My children live an incredibly sheltered life. Nobody goes to school, we don't have a TV, we can't listen to American radio, and there are no English-lanugage movie theaters. So when it comes to American pop culture, they know nothing. Which doesn't bother me because I know only slightly more than they do and I'm okay, right?
Of course when they go off to college in the US, they are going to have some pretty funny moments when somebody realizes that instead of watching [currently popular US children's show] Kathleen was reading The Epic of Giglamesh. Parents are cruel sometimes, especially when they find their cruelty mildly amusing.
Our car is old enough to not have an iPod adapter, so we're stuck with whatever music happens to be in the six-CD changer, and the music in the CD changer is music I choose because the children have no knowledge of anything different. There are radio stations here, and Brandon listens to them, but I refuse on the grounds of taste. So for the first six months here we listened to ABBA. Theoretically I could have switched the music out but usually I realized that we only had ABBA - again - when we had been sitting at the Rashid Behbudov traffic light for fifteen minutes and another round of ABBA was better than crying/whining children.
And the kids liked ABBA too. Every now and then I would catch Kathleen singing to herself. 'So I say thank you for the music For giving it to me,' and I realized that perhaps I might need to change the music some time. But I was grateful she sang that line for me - I never could figure out what they were saying.
So in a momentous move a month ago, I changed the CDs - Johnny Cash, Johnny Cash, Children's Primary Songs, some more of the same, and of course, ABBA.
Last Friday we took Brandon to work and while sitting at the Rashid Behbudov traffic light on the way home, Kathleen asked for some music. I explained her options, 'you have primary songs, ABBA, Johnny-'
"CASH!! CASH!!!! CASH!!!!!! I want CASH!!!!!!!!" Edwin demanded from the back seat. "And you have Johnny Cash," I finished. After some debate, everyone wanted Cash except Kathleen, we put on the mellow sounds of the Man in Black.

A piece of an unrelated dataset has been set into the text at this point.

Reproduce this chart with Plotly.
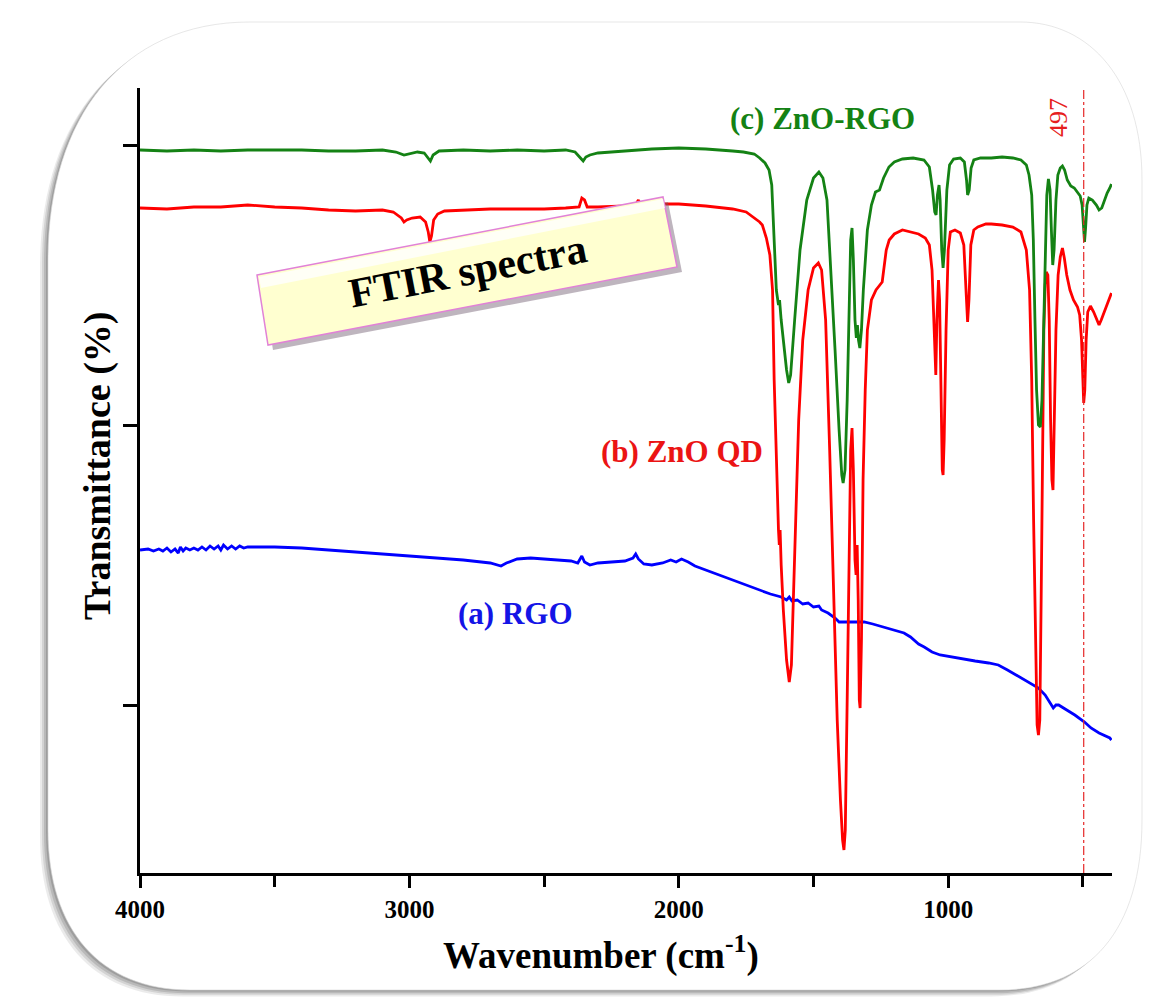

As I piloted through morning traffic, I explained to the children, again, that porter is a job description, not a name, and how people used to ride trains and porters helped them with their baggage. I tried to explain what rhythm is, and mangled a description of what 'getting rhythm' mean. We talked about shoe shining. Then "Cry, Cry" came on. "Mom," Kathleen asked after listening to the song for awhile, "what is a sugar daddy?"
I remembered previous Johnny Cash sessions and Kathleen's questions - why is the lady going to cry, and was she bad, and why the lady is breaking hearts, and was it the same lady who was going to cry and what was running around with other men?
Were these really questions that six and four year-olds needed to be concerned with? Do I really need to discuss the reality of bad relationships yet? Maybe Johnny Cash isn't the best way to bring these questions up; after all it's not like he was exactly a shining example of good marital relations. The songs are catchy, however.
"Well," I began carefully, "it's a man who gives a woman money and the woman only pretends she likes the man so she can have money. And he's usually older," I finished lamely.
"Oh," Kathleen replied, "so the lady is bad. Okay."
I breathed a sigh of relief when the discussion moved on to what exactly a Tennessee flat-top box was, happy to move to safer ground.
Maybe Johnny Cash is going to have to get replaced with something with a little less relationship angst. Or at least someone that can't be understand quite as well.